Comment s’est déroulée la collaboration avec Made In Past ?
La démarche de réemploi est réalisée en plusieurs étapes :
- Le “diagnostic déchets” qui permet d’évaluer le potentiel de réemploi ou de recyclage des matériaux présents sur un chantier. Cela nous a permis d’affiner et de classifier nos ressources, d’effectuer un tri efficace des éléments concernés par le réemploi ou le recyclage, mais aussi pour ceux voués à la déchetterie. Nous avons pu quantifier les tonnages de chaque matériau, ce qui est très important. Cette démarche nous a permis de réaliser une déconstruction du bâtiment plus qu’une démolition et un tri fin qui a limité le coût des bennes DBI (Déchet Industriel Banal).
- Vient ensuite la dépose minutieuse des éléments réutilisables. Pour Le Flamboyant, il s’agissait surtout des WC, de lavabos, d’interrupteurs, de chemins de câble, d’éléments majeurs de charpente, etc.

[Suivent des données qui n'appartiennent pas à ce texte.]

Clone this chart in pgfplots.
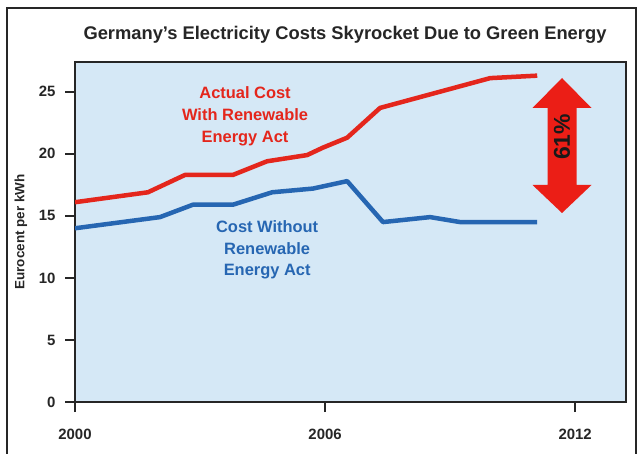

- Enfin, il y a la commercialisation des matériaux. Les éléments récupérés sont mis en ligne sur le site internet de Made In Past, pour y être vendus auprès des professionnels, des particuliers ou des collectivités intéressés. Le « Vinted » des matériaux du bâtiment.
L'ensemble des actions mises en place par Made In Past s'accompagne d'un livrable contenant un bilan chiffré de l'opération.
Quels sont les intérêts d’entamer une démarche de réemploi sur un programme immobilier ?
Les intérêts sont multiples :
- Il y a un intérêt économique : la dépose sélective nous permet de diminuer nos frais de décharge. La mise en place de l’opération présente un coût, mais compte tenue de l’ampleur de la démolition, il a été amorti lors des négociations avec l’entreprise qui s’en chargeait par la suite. Dans le cas du Flamboyant, nous avons alimenté la filière. Mais pour nos futurs programmes pourquoi ne pas acheter des matériaux de réemploi ? Ils sont tout aussi nobles que les neufs, mais à moindre coût et surtout, avec un poids carbone très faible.
- Un intérêt écologique : Cette démarche nous a permis de réaliser un vrai tri avant la démolition : ce qui est réutilisable, ce qui est recyclable. Ce qui devait être jeté a aussi été trié minutieusement par type de produit : plâtre, métal, bois, etc.
- Un intérêt sociétal : pourquoi jeter alors que nous avons des matériaux exploitables ? Il faut changer nos modes de conception, de construction, pour éviter de produire à l’infini et de jeter à tout va.
- Un intérêt éthique pour l’entreprise : On a montré l’exemple. C’est une méthode qui nous permet de progresser, nous, Imotis, en tant qu’entreprise responsable. Pour les compagnons qui travaillent sur site, c’est plus valorisant et agréable de travailler dans un environnement plus propre et avec moins de poussière.
- Un intérêt politique : la démarche a été apprécié par la commune d’Annecy avec qui nous sommes constamment en discussion. Cela a montré notre sérieux et nous aide grandement à trouver des solutions avec eux sur des difficultés de chantier quotidiennes.
En conclusion, quelles sont les leçons à tirer de cette démarche de réemploi ?
Il faut se donner les moyens de bien s’entourer, avec des entreprises structurées et expertes dans ce domaine. Il faut avoir envie de se remettre soi-même en cause, dans ses habitudes de travail par exemple. N’ayant pas encore d’automatisme, on s’engage dans une démarche qui demande plus d’efforts, plus de temps, mais qui participe à un processus plus vertueux pour la planète, pour l’avenir du monde dans lequel nous vivons. Notre première expérience c’est avec Le Flamboyant. Au début, nous avons tâtonné mais finalement tout s’est très bien passé, c’est une expérience très positive, à réitérer quand le tènement s’y prête.